## Given data
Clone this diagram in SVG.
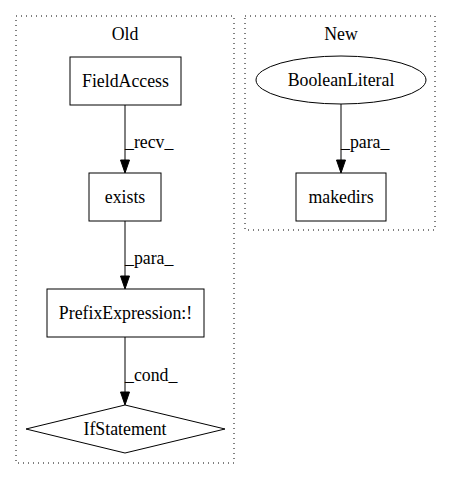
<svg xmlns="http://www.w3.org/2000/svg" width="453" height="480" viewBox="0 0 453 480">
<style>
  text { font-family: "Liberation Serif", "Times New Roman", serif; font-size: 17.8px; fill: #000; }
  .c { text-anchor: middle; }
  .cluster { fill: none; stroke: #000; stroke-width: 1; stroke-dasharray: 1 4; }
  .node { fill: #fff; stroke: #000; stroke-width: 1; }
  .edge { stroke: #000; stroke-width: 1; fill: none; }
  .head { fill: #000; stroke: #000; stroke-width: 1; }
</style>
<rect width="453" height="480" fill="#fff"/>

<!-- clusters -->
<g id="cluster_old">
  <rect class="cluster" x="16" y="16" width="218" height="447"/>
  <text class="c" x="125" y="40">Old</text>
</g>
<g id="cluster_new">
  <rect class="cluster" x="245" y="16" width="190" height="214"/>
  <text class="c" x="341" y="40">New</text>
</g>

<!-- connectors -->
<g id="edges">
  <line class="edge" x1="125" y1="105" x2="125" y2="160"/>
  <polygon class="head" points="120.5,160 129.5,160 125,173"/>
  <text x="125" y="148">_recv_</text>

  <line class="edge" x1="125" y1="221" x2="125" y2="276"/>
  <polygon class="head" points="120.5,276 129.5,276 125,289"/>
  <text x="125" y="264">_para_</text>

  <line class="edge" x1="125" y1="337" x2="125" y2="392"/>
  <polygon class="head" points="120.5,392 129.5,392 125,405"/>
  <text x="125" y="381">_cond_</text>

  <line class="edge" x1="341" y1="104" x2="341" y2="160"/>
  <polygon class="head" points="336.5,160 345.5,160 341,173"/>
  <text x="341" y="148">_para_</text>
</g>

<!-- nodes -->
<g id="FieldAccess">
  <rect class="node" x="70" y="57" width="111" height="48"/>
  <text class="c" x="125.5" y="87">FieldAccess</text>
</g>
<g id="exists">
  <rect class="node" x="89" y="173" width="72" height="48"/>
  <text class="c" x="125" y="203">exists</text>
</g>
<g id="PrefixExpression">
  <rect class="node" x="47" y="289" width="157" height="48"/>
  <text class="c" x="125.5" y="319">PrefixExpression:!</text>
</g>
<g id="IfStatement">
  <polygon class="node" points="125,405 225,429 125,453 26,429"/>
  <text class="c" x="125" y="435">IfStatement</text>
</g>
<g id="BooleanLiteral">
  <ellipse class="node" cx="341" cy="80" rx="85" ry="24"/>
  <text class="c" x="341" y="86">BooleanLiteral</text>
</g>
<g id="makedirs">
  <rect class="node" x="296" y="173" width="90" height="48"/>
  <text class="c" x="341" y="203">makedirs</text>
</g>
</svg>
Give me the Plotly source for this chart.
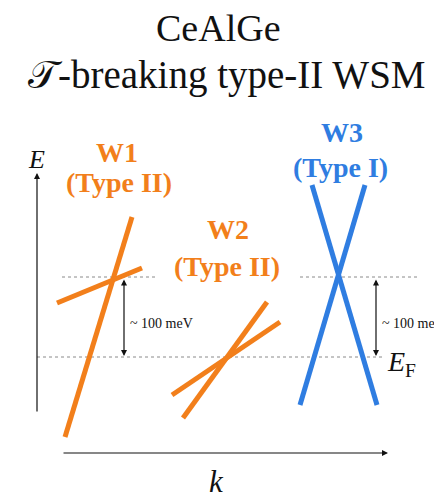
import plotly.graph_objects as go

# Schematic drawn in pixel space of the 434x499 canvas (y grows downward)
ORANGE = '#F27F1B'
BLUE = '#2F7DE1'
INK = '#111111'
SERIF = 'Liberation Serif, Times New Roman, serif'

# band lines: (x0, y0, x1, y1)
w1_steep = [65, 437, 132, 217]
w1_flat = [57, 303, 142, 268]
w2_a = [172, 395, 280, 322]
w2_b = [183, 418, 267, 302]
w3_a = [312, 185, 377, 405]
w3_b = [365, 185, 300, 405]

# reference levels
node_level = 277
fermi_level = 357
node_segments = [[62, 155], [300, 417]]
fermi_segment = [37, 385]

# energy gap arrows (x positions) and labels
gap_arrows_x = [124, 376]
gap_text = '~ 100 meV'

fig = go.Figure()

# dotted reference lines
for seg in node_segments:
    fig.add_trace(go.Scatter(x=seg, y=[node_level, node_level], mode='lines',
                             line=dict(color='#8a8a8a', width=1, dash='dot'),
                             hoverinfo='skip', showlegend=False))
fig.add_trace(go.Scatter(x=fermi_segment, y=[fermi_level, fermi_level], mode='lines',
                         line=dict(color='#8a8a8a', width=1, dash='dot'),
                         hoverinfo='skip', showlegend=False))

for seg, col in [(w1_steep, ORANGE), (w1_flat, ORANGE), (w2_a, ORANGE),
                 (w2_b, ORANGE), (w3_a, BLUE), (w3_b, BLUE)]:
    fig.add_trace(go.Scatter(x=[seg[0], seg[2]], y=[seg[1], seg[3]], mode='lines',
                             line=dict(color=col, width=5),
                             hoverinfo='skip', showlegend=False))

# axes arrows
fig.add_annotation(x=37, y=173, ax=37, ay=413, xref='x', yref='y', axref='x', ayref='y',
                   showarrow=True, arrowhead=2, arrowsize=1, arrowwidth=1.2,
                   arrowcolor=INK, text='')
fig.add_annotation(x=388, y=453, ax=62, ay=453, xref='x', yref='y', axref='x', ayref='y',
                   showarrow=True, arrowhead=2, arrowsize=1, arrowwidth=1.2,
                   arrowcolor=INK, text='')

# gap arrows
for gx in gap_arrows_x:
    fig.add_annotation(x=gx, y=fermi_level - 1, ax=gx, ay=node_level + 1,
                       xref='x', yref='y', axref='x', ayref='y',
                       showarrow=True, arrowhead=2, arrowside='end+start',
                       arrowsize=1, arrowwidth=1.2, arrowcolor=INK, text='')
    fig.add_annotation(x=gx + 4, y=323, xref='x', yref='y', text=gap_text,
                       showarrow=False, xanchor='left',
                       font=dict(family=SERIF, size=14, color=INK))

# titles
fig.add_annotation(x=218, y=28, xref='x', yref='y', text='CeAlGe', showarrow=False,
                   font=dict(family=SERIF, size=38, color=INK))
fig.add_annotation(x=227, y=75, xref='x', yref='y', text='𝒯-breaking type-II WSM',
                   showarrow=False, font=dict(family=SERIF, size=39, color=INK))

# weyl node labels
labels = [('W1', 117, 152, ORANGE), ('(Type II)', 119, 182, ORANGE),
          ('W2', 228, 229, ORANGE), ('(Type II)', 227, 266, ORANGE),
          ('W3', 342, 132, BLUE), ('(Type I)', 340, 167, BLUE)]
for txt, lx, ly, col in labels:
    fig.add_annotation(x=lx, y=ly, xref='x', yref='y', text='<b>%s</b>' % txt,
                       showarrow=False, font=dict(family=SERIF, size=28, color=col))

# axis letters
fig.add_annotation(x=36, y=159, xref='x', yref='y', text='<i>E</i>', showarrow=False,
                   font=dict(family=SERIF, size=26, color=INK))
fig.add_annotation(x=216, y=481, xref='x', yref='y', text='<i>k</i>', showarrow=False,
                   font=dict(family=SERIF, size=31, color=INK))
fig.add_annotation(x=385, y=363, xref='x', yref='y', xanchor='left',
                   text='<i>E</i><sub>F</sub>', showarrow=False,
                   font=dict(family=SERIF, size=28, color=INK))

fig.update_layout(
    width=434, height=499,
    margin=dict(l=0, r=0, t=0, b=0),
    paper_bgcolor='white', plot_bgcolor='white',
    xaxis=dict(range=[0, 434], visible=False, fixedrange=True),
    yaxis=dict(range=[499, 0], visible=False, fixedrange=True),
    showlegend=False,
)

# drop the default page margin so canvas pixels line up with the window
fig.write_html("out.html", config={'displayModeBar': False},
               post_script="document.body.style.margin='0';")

## Exercise prompt
Your task is to reproduce only the lines from the one with "Give me the Plotly source for this chart." through the one with "SERIF = 'Liberation", keeping both ends. Skip every picture.

## Worked answer
Give me the Plotly source for this chart.
import plotly.graph_objects as go

# Schematic drawn in pixel space of the 434x499 canvas (y grows downward)
ORANGE = '#F27F1B'
BLUE = '#2F7DE1'
INK = '#111111'
SERIF = 'Liberation Serif, Times New Roman, serif'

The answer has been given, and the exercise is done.